There are a number of reasons why live systems switched from point-to-point connections (like MADI) to network systems, such as cabling, routing, and endpoint control; one of the reasons AVB was chosen above Dante was the fact that it is by design deterministic. You can alter latency between two Dante endpoints by running other traffic on the network, which can become audible under some circumstances.
The latency itself (2 ms) comes from one of the AVB standards and was calculated as a worst case connection from talker to listener over seven 100 Mbit switches. Bringing this to Gigabit networks, it scales to roughly a dozen switches if I recall correctly. This means that you can safely connect ten switches in a row, and one 12Mic to each switch. Route the mic input of the first 12Mic to the phones output of all other 12Mics in the network - they will play the signal from the first 12Mic at the same time, sample and phase accurate, even if you run long cable distances between each switch and are downloading Windows or macOS updates from the internet on the same network. This is the out of the box behavior without any configuration.
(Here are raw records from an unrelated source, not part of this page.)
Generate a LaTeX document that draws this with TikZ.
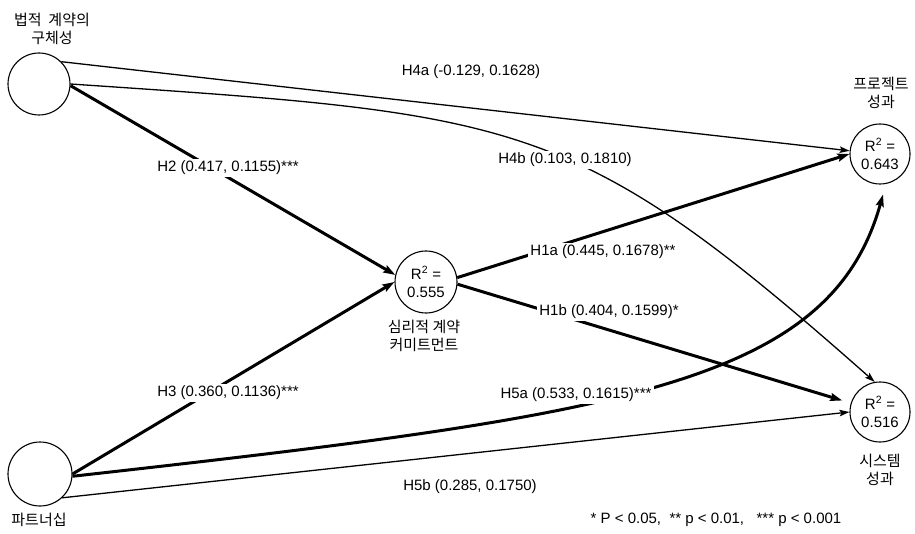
\documentclass[tikz,border=0pt]{standalone}
\usepackage{fontspec}
\setmainfont{Liberation Sans}
\newfontfamily\kr{Noto Sans CJK KR}
\usetikzlibrary{arrows.meta,calc}
\begin{document}
\begin{tikzpicture}[x=1pt,y=-1pt]
\tikzset{
 lv/.style={circle, draw, line width=1.1pt, minimum size=62pt, inner sep=0pt, align=center, font=\fontsize{15}{18}\selectfont},
 thinpath/.style={line width=1.3pt, -{Stealth[length=10pt,width=6.5pt,inset=2pt]}},
 thickpath/.style={line width=3pt, -{Stealth[length=12pt,width=8pt,inset=2pt]}},
 lab/.style={fill=white, inner sep=2.5pt, font=\fontsize{15}{18}\selectfont},
 krlab/.style={align=center, inner sep=0pt, font=\kr\fontsize{15}{18}\selectfont},
}
\useasboundingbox (0,0) rectangle (915,534);
% latent variables
\node[lv] (tl) at (39,84) {};
\node[lv, minimum size=64pt] (bl) at (40,474) {};
\node[lv] (c) at (426,282) {R\textsuperscript{2} =\\0.555};
\node[lv, minimum size=60pt] (tr) at (880,154) {R\textsuperscript{2} =\\0.643};
\node[lv, minimum size=60pt] (br) at (880,412) {R\textsuperscript{2} =\\0.516};
% paths
\draw[thinpath] (tl.45) -- (tr.174);
\draw[thinpath] (tl.east) .. controls (522,114.5) and (574,116) .. (br.100);
\draw[thickpath] (tl.-3) -- (c.167);
\draw[thickpath] (bl.east) -- (c.west);
\draw[thickpath] (c.8) -- (tr.west);
\draw[thickpath, shorten >=9pt] (c.-4) -- (br.163);
\draw[thickpath] (bl.-4) .. controls (620,415) and (830,385) .. ($(tr.south)+(3,10)$);
\draw[thinpath] (bl.-47) -- (br.west);
% path labels
\node[lab] (l4a) at (471,72) {H4a (-0.129, 0.1628)};
\node[lab] (l4b) at (565,160) {H4b (0.103, 0.1810)};
\node[lab] (l2) at (228,168) {H2 (0.417, 0.1155)***};
\node[lab] (l3) at (228,393) {H3 (0.360, 0.1136)***};
\node[lab] (l1a) at (603,252) {H1a (0.445, 0.1678)**};
\node[lab] (l1b) at (609,312) {H1b (0.404, 0.1599)*};
\node[lab] (l5a) at (576,395) {H5a (0.533, 0.1615)***};
\node[lab] (l5b) at (470,487) {H5b (0.285, 0.1750)};
\node[lab] (fn) at (716,520) {* P < 0.05,\ \ ** p < 0.01,\ \ \ *** p < 0.001};
% construct names
\node[krlab] (tlt) at (52,29) {법적\ \ 계약의\\구체성};
\node[krlab] (trt) at (881,93) {프로젝트\\성과};
\node[krlab] (brt) at (880,470) {시스템\\성과};
\node[krlab] (ct) at (424,336) {심리적 계약\\커미트먼트};
\node[krlab] (blt) at (39,520) {파트너십};
\end{tikzpicture}
\end{document}
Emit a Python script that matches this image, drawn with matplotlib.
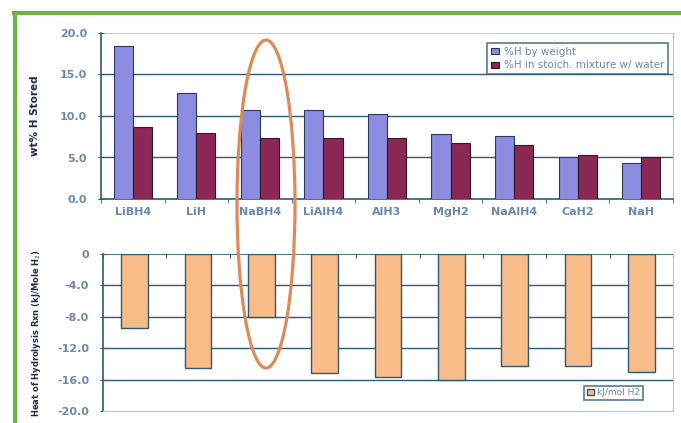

You can reduce the PTO (nowadays referred to as MTT, maximum transit time) to a lower value on each talker. For manufacturers, a higher latency means they have to buffer all the incoming audio for up to 2 ms in hardware. That translates to a benefit for the end user, because it means that they get guaranteed latency in very large networks (and can reduce it if they are on a small network). If a manufacturer claims that they have a "super low latency AVB" implementation, it simply means that they use a non-standard default MTT, which in turn reduces the size where the network can reliably operate (in a best case, the stream will simply not be established when the calculated transit time exceeds the MTT settings).
Some AVB devices have already implemented MTT auto negotiation, which reduces the latency to a minimum automatically. That is only useful for static 1-1 connections, because when adding more listeners with higher distance to the talker, the latency would have to increase (you have to stop running streams to the first device).
It is really all about deterministic latency, not so much about the actual value of the latency. 2 ms is very low and acceptable for PA; it translates to sound traveling less than a meter. For monitoring applications where low latency is very important, you can reduce it if needed.